**Input records**
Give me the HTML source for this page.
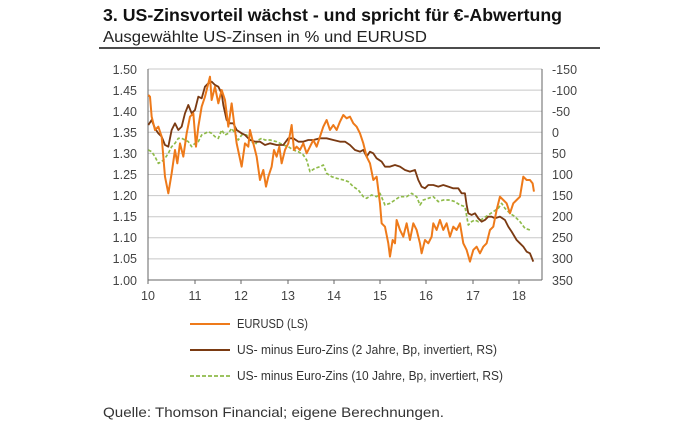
<!DOCTYPE html>
<html><head><meta charset="utf-8"><style>
body{margin:0;background:#fff;width:700px;height:430px;overflow:hidden;font-family:"Liberation Sans",sans-serif}
</style></head><body>
<svg width="700" height="430" xmlns="http://www.w3.org/2000/svg" font-family="Liberation Sans, sans-serif">
<text x="103" y="21" font-size="17.5" font-weight="bold" fill="#111" textLength="459" lengthAdjust="spacingAndGlyphs">3. US-Zinsvorteil wächst - und spricht für €-Abwertung</text>
<text x="103" y="42" font-size="16" fill="#222" textLength="324" lengthAdjust="spacingAndGlyphs">Ausgewählte US-Zinsen in % und EURUSD</text>
<line x1="99" y1="48" x2="600" y2="48" stroke="#111" stroke-width="1.5"/>
<g stroke="#c8c8c8" stroke-width="1">
<line x1="148" x2="542" y1="69" y2="69"/><line x1="148" x2="542" y1="90.1" y2="90.1"/><line x1="148" x2="542" y1="111.2" y2="111.2"/><line x1="148" x2="542" y1="132.3" y2="132.3"/><line x1="148" x2="542" y1="153.4" y2="153.4"/><line x1="148" x2="542" y1="174.5" y2="174.5"/><line x1="148" x2="542" y1="195.6" y2="195.6"/><line x1="148" x2="542" y1="216.7" y2="216.7"/><line x1="148" x2="542" y1="237.8" y2="237.8"/><line x1="148" x2="542" y1="258.9" y2="258.9"/>
</g>
<g stroke="#666" stroke-width="1">
<line x1="148" y1="69" x2="148" y2="280"/><line x1="542" y1="69" x2="542" y2="280"/><line x1="148" y1="280" x2="542" y2="280"/>
<line x1="195" y1="280" x2="195" y2="284"/><line x1="241" y1="280" x2="241" y2="284"/><line x1="288" y1="280" x2="288" y2="284"/><line x1="334" y1="280" x2="334" y2="284"/><line x1="380" y1="280" x2="380" y2="284"/><line x1="426" y1="280" x2="426" y2="284"/><line x1="473" y1="280" x2="473" y2="284"/><line x1="519" y1="280" x2="519" y2="284"/><line x1="148" y1="280" x2="148" y2="284"/>
</g>
<g font-size="12.5" fill="#444" text-anchor="end">
<text x="137" y="74">1.50</text><text x="137" y="95">1.45</text><text x="137" y="116">1.40</text><text x="137" y="137">1.35</text><text x="137" y="158">1.30</text><text x="137" y="179">1.25</text><text x="137" y="200">1.20</text><text x="137" y="221">1.15</text><text x="137" y="242">1.10</text><text x="137" y="263">1.05</text><text x="137" y="285">1.00</text>
</g>
<g font-size="12.5" fill="#444">
<text x="552" y="74">-150</text><text x="552" y="95">-100</text><text x="552" y="116">-50</text><text x="552" y="137">0</text><text x="552" y="158">50</text><text x="552" y="179">100</text><text x="552" y="200">150</text><text x="552" y="221">200</text><text x="552" y="242">250</text><text x="552" y="263">300</text><text x="552" y="285">350</text>
</g>
<g font-size="12.5" fill="#444" text-anchor="middle">
<text x="148" y="300">10</text><text x="195" y="300">11</text><text x="241" y="300">12</text><text x="288" y="300">13</text><text x="334" y="300">14</text><text x="380" y="300">15</text><text x="426" y="300">16</text><text x="473" y="300">17</text><text x="519" y="300">18</text>
</g>
<g transform="translate(90,50) scale(0.3333)" fill="none" stroke-linejoin="round">
<polyline stroke="#8fbb4a" stroke-width="5" stroke-dasharray="10,6" points="175,300 185,305 195,320 205,340 215,335 225,325 235,310 245,290 255,280 265,265 275,265 285,270 295,275 305,290 315,280 325,275 335,255 345,250 355,245 365,250 375,260 385,265 395,240 405,255 415,250 425,235 435,250 445,270 455,255 470,255 485,275 495,285 505,270 515,265 525,270 540,270 560,275 580,285 595,290 610,300 625,305 640,315 650,330 660,365 675,355 690,350 700,345 710,370 725,380 740,385 760,390 775,395 790,410 805,420 820,440 830,445 845,435 860,440 870,430 885,465 900,460 915,450 930,440 950,440 965,430 980,440 990,465 1000,450 1015,445 1030,440 1045,455 1060,450 1080,450 1095,455 1110,465 1125,470 1135,525 1145,515 1155,510 1165,515 1180,505 1195,495 1210,485 1225,475 1235,460 1245,475 1260,490 1275,500 1290,515 1305,535 1320,540"/>
<polyline stroke="#7a3a12" stroke-width="5.5" points="175,225 185,210 195,235 205,250 215,260 225,285 235,290 245,240 255,220 265,240 275,230 285,190 295,165 305,190 315,180 325,140 335,145 345,110 355,100 365,95 375,105 385,110 395,130 400,165 410,210 420,220 430,220 440,240 455,250 465,255 480,270 495,275 510,275 525,285 540,280 560,285 580,285 595,265 610,265 625,275 640,275 655,270 670,270 690,265 710,265 730,270 750,275 765,275 780,285 795,300 810,305 820,300 830,320 840,305 850,310 860,325 875,335 885,350 900,350 915,345 930,350 945,360 960,365 975,360 985,390 995,410 1005,415 1015,405 1030,405 1045,410 1060,405 1075,410 1090,415 1105,415 1115,430 1125,430 1130,465 1135,490 1145,495 1155,490 1165,505 1175,515 1185,510 1195,500 1205,500 1215,505 1230,500 1245,510 1255,530 1265,545 1280,570 1290,580 1300,590 1310,605 1320,610 1330,635"/>
<polyline stroke="#ee7a1a" stroke-width="6" points="175,135 180,140 185,200 195,240 205,230 215,260 225,380 235,430 245,370 255,300 262,340 270,280 280,320 290,250 300,200 310,190 318,290 325,230 335,170 345,140 355,100 360,80 365,150 375,110 385,160 395,120 405,150 415,230 425,160 430,200 440,280 455,350 465,280 475,290 480,240 490,280 500,320 510,390 520,360 528,410 535,380 545,350 552,300 560,320 568,290 575,340 585,300 595,280 605,225 612,300 620,290 630,300 640,280 650,310 660,290 670,270 680,290 690,260 700,230 710,210 720,240 730,225 740,240 750,215 760,195 770,205 780,200 790,220 800,230 810,250 820,280 830,320 840,340 850,390 860,380 870,460 875,520 885,530 895,580 900,620 908,570 915,580 920,510 930,540 940,560 950,520 960,570 970,520 980,540 990,580 995,610 1005,570 1015,580 1025,560 1030,520 1040,540 1050,510 1060,540 1070,520 1080,560 1090,530 1100,540 1110,520 1120,580 1130,600 1140,635 1150,600 1160,590 1170,610 1180,590 1190,580 1200,540 1210,530 1220,480 1230,440 1240,450 1250,460 1260,490 1270,460 1280,450 1290,440 1300,380 1310,390 1320,390 1328,400 1332,425"/>
</g>
<line x1="190" y1="324" x2="230" y2="324" stroke="#ee7a1a" stroke-width="2"/>
<line x1="190" y1="350" x2="230" y2="350" stroke="#7a3a12" stroke-width="2"/>
<line x1="190" y1="376" x2="230" y2="376" stroke="#8fbb4a" stroke-width="1.8" stroke-dasharray="4,2"/>
<g font-size="12.5" fill="#333">
<text x="237" y="328" textLength="71" lengthAdjust="spacingAndGlyphs">EURUSD (LS)</text>
<text x="237" y="354" textLength="260" lengthAdjust="spacingAndGlyphs">US- minus Euro-Zins (2 Jahre, Bp, invertiert, RS)</text>
<text x="237" y="380" textLength="266" lengthAdjust="spacingAndGlyphs">US- minus Euro-Zins (10 Jahre, Bp, invertiert, RS)</text>
</g>
<text x="103" y="417" font-size="14" fill="#333" textLength="341" lengthAdjust="spacingAndGlyphs">Quelle: Thomson Financial; eigene Berechnungen.</text>
</svg>
</body></html>
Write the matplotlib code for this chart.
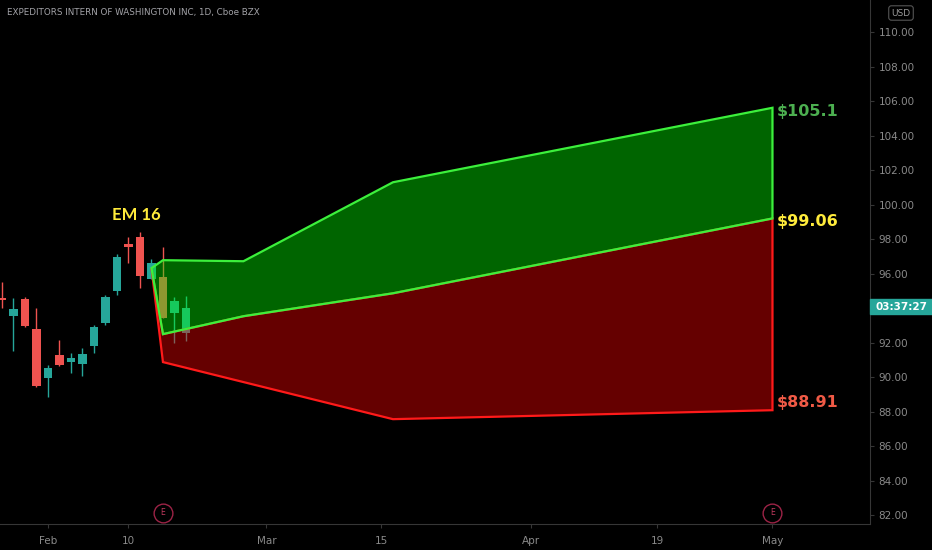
import numpy as np
import matplotlib
matplotlib.use('Agg')
import matplotlib.pyplot as plt
from matplotlib.patches import Rectangle

# daily candles, x = trading-day index (0 = Jan 26)
opens = [94.58, 93.54, 94.52, 92.78, 89.94, 91.28, 90.87, 90.75, 91.80,
         93.13, 94.99, 97.71, 98.12, 95.68, 95.80, 93.71, 92.55]
closes = [94.46, 93.94, 92.96, 89.48, 90.52, 90.70, 91.10, 91.33, 92.90,
          94.64, 96.96, 97.54, 95.86, 96.61, 93.42, 94.41, 94.00]
highs = [95.51, 94.58, 94.64, 94.00, 90.70, 92.14, 91.39, 91.68, 93.01,
         94.75, 97.13, 98.12, 98.41, 96.84, 97.54, 94.64, 94.70]
lows = [94.00, 91.51, 92.90, 89.42, 88.84, 90.64, 90.23, 90.06, 91.39,
        93.01, 94.75, 96.61, 95.16, 95.68, 93.42, 91.97, 92.08]

# expected move projection
upper_x = [13, 14, 21, 34, 67]
upper_y = [96.32, 96.78, 96.72, 101.30, 105.62]
mid_x = [13, 14, 21, 34, 67]
mid_y = [96.32, 92.49, 93.53, 94.86, 99.20]
lower_x = [13, 14, 34, 67]
lower_y = [96.32, 90.87, 87.56, 88.08]

level_labels = ['$105.1', '$99.06', '$88.91']
level_y = [105.42, 99.05, 88.50]
level_colors = ['#4caf50', '#ffeb3b', '#f05a46']

tick_pos = [4, 11, 23, 33, 46, 57, 67]
tick_labels = ['Feb', '10', 'Mar', '15', 'Apr', '19', 'May']
earnings_x = [14, 67]
# 94.00 sits under the countdown tag
price_ticks = [82, 84, 86, 88, 90, 92, 96, 98, 100, 102, 104, 106, 108, 110]

UP, DOWN = '#26a69a', '#ef5350'
GRID = '#363636'
TXT = '#8a8a8a'

fig = plt.figure(figsize=(9.32, 5.5), dpi=100, facecolor='black')
ax = fig.add_axes([0, 26 / 550, 870 / 932, 524 / 550], facecolor='black')

x = np.arange(len(opens))
o, c = np.array(opens), np.array(closes)
cols = [UP if cc >= oo else DOWN for oo, cc in zip(o, c)]
ax.vlines(x, lows, highs, colors=cols, lw=1, zorder=2)
ax.bar(x, np.maximum(np.abs(c - o), 0.06), bottom=np.minimum(o, c),
       width=0.72, color=cols, lw=0, zorder=3)

# red band (mid -> lower), then green band (upper -> mid) on top
ax.fill(np.r_[mid_x, lower_x[::-1]], np.r_[mid_y, lower_y[::-1]],
        facecolor=(1, 0, 0, 0.4), edgecolor='#ff1a1a', lw=1.6, zorder=4)
ax.fill(np.r_[upper_x, mid_x[::-1]], np.r_[upper_y, mid_y[::-1]],
        facecolor=(0, 1, 0, 0.4), edgecolor='#3cf03c', lw=1.6, zorder=5)

for lab, yy, col in zip(level_labels, level_y, level_colors):
    ax.text(67.35, yy, lab, color=col, fontsize=11.5, fontweight='bold',
            ha='left', va='center', zorder=6)

ax.text(11.7, 99.4, 'EM 16', color='#ffeb3b', fontsize=12,
        fontweight='bold', family='Lato', ha='center', va='center')

# earnings markers
trans = ax.get_xaxis_transform()
for ex in earnings_x:
    ax.plot(ex, 0.021, 'o', ms=13.5, mfc='none', mec='#9c2346', mew=1,
            transform=trans, clip_on=False, zorder=6)
    ax.text(ex, 0.021, 'E', color='#c0395e', fontsize=5.5, ha='center',
            va='center', transform=trans)

ax.set_xlim(-0.17, 75.48)
ax.set_ylim(81.48, 111.87)

ax.yaxis.tick_right()
ax.set_yticks(price_ticks)
ax.set_yticklabels(['%.2f' % v for v in price_ticks])
ax.set_xticks(tick_pos)
ax.set_xticklabels(tick_labels)
ax.tick_params(axis='y', colors=GRID, labelcolor=TXT, labelsize=7.5,
               length=3, pad=3)
ax.tick_params(axis='x', colors=GRID, labelcolor=TXT, labelsize=7.5,
               length=3, pad=6)
for side in ['top', 'left']:
    ax.spines[side].set_visible(False)
for side in ['right', 'bottom']:
    ax.spines[side].set_color(GRID)

fig.text(7 / 932, 1 - 13 / 550,
         'EXPEDITORS INTERN OF WASHINGTON INC, 1D, Cboe BZX',
         color='#a3a3a8', fontsize=6.3, ha='left', va='center')
fig.text(901 / 932, 1 - 13 / 550, 'USD', color='#9a9a9a', fontsize=6.5,
         ha='center', va='center',
         bbox=dict(boxstyle='round,pad=0.3', fc='black', ec='#555555', lw=0.8))

# countdown tag on the price scale
fig.patches.append(Rectangle((870 / 932, 1 - 314 / 550), 62 / 932, 15 / 550,
                             transform=fig.transFigure, color=UP))
fig.text(901 / 932, 1 - 306.5 / 550, '03:37:27', color='white', fontsize=7.5,
         fontweight='bold', ha='center', va='center')

fig.savefig('out.png', dpi=100, facecolor='black')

**Exercise brief**
Up in the listing, locate the line with "Write the matplotlib code for this chart."; print it and every line after it down to the line with "width=0.72, color=cols, lw=0, zorder=3)", which is included too. Skip the pictures.

**In response**
Write the matplotlib code for this chart.
import numpy as np
import matplotlib
matplotlib.use('Agg')
import matplotlib.pyplot as plt
from matplotlib.patches import Rectangle

# daily candles, x = trading-day index (0 = Jan 26)
opens = [94.58, 93.54, 94.52, 92.78, 89.94, 91.28, 90.87, 90.75, 91.80,
         93.13, 94.99, 97.71, 98.12, 95.68, 95.80, 93.71, 92.55]
closes = [94.46, 93.94, 92.96, 89.48, 90.52, 90.70, 91.10, 91.33, 92.90,
          94.64, 96.96, 97.54, 95.86, 96.61, 93.42, 94.41, 94.00]
highs = [95.51, 94.58, 94.64, 94.00, 90.70, 92.14, 91.39, 91.68, 93.01,
         94.75, 97.13, 98.12, 98.41, 96.84, 97.54, 94.64, 94.70]
lows = [94.00, 91.51, 92.90, 89.42, 88.84, 90.64, 90.23, 90.06, 91.39,
        93.01, 94.75, 96.61, 95.16, 95.68, 93.42, 91.97, 92.08]

# expected move projection
upper_x = [13, 14, 21, 34, 67]
upper_y = [96.32, 96.78, 96.72, 101.30, 105.62]
mid_x = [13, 14, 21, 34, 67]
mid_y = [96.32, 92.49, 93.53, 94.86, 99.20]
lower_x = [13, 14, 34, 67]
lower_y = [96.32, 90.87, 87.56, 88.08]

level_labels = ['$105.1', '$99.06', '$88.91']
level_y = [105.42, 99.05, 88.50]
level_colors = ['#4caf50', '#ffeb3b', '#f05a46']

tick_pos = [4, 11, 23, 33, 46, 57, 67]
tick_labels = ['Feb', '10', 'Mar', '15', 'Apr', '19', 'May']
earnings_x = [14, 67]
# 94.00 sits under the countdown tag
price_ticks = [82, 84, 86, 88, 90, 92, 96, 98, 100, 102, 104, 106, 108, 110]

UP, DOWN = '#26a69a', '#ef5350'
GRID = '#363636'
TXT = '#8a8a8a'

fig = plt.figure(figsize=(9.32, 5.5), dpi=100, facecolor='black')
ax = fig.add_axes([0, 26 / 550, 870 / 932, 524 / 550], facecolor='black')

x = np.arange(len(opens))
o, c = np.array(opens), np.array(closes)
cols = [UP if cc >= oo else DOWN for oo, cc in zip(o, c)]
ax.vlines(x, lows, highs, colors=cols, lw=1, zorder=2)
ax.bar(x, np.maximum(np.abs(c - o), 0.06), bottom=np.minimum(o, c),
       width=0.72, color=cols, lw=0, zorder=3)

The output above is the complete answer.